Heretofore it has been found convenient to lay the blame for all the radical views of Shelley at the door of Godwin. In the case of those on marriage a good deal of the blame must be borne by Sir James Lawrence.

In a letter to Lawrence, dated August 17, 1812, Shelley writes: “Your Empire of the Naires, which I read this spring, succeeded in making me a perfect convert to its doctrines. I then retained no doubts of the evils of marriage—Mrs. Wollstonecraft reasons too well for that—but I had been dull enough not to perceive the greatest argument against it, until developed in the Naires, prostitution both legal and illegal.” Hogg says that Shelley and his young friends read Lawrence’s tale with delight.[34] This work, intended to vindicate the rights of women, is a plea for free love. It pictures the Kingdom of the Naires as a Paradise of Love, where neither jealousy nor envy, quarreling nor hatred, have any place. Infanticide and the sufferings that follow in the wake of illicit intercourse are there unknown. “It would be unjust to conclude,” Lawrence writes, “that every voluntary union would be short-lived.” He claims that, although constancy is no merit in itself, still it obtains in the Kingdom of the Naires to a greater extent than in Europe. “Know ye not that though constancy is no merit it is a source of happiness; and that though inconstancy is no crime, it is no blessing much less a boast.”[35] There is some resemblance between this and the following from Shelley’s Notes to Queen Mab: “Constancy has nothing virtuous in itself independently of the pleasure it confers, and partakes of the temporizing spirit of vice in proportion as it endures tamely moral defects of magnitude in the object of its indiscreet choice.” In another place Lawrence writes: “Two hearts whom love with its loadstone has touched, will stick together, nought will tear asunder. But soon as the magnetic power has ceased, say, why should wedlock link in iron fetters, superfluous even when they are not vexatious, those bodies which the soul of love has left?”[36] In the notes to Queen Mab we read—“A husband and wife ought to continue so long united as they love each other; any law which should bind them to cohabitation for one moment after the decay of their affection would be a most intolerable tyranny, and the most unworthy of toleration.”[37] “Among the Naires there are neither courtesans nor virgins, for the two extremes are equally unnatural and equally detrimental to the state. Love there shuns not the light of the sun, nor is it, as in Europe, degraded as a vice, nor allied to infamy and guilt.”

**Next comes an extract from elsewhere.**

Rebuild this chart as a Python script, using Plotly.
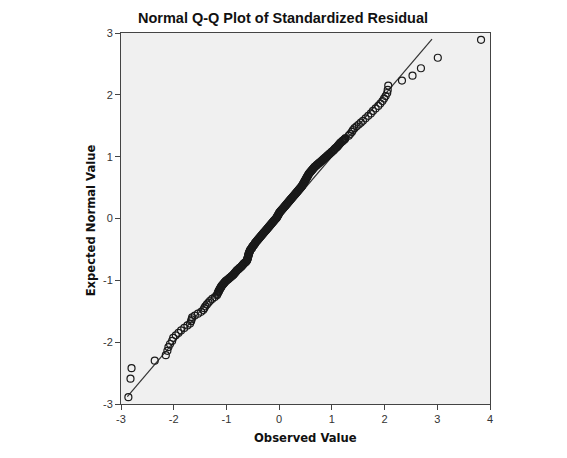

Shelley lived at a time when the marriage ideal was not held in high repute. Lawrence describes many kinds of abominable travesties of marriage. In Persia, to silence the scruples of the lustful, “they have contrived contracts of enjoyment (for it would be wicked to call them contracts of marriage) for very short periods of time; these are formally signed and countersigned, and many priests gain their livelihood by giving their benediction to this orthodox prostitution.”[38] Marriage was a mere formality for a great many. In France, Montesquieu writes, “a husband, who would wish to keep his wife to himself, would be considered a disturber of the public happiness, and as a madman who would monopolise the light of the sun. He who loves his own wife, is one who is not agreeable enough to gain the affections of any other man’s wife, who takes advantage of a law to make amends for his own want of amiability; and who contributes, as far as lies in his power, to overturn a tacit convention, that is conducive to the happiness of both sexes.”[39] In England conditions were no better. A husband might consort with as many women as he chose and his wife could get no redress. In Italy and Spain, the inhabitants, “too fond of liberty to respect the duties of marriage and too attached to their names to suffer their extinction, require only representatives, and not sons as their heirs. It is a pity that the Naire system is not known to them; but cicesbeism is a palliative to marriage and an ingenious compromise between family pride and natural independence, and it is better to be inconsistent and happy than unhappy and rational.”[40]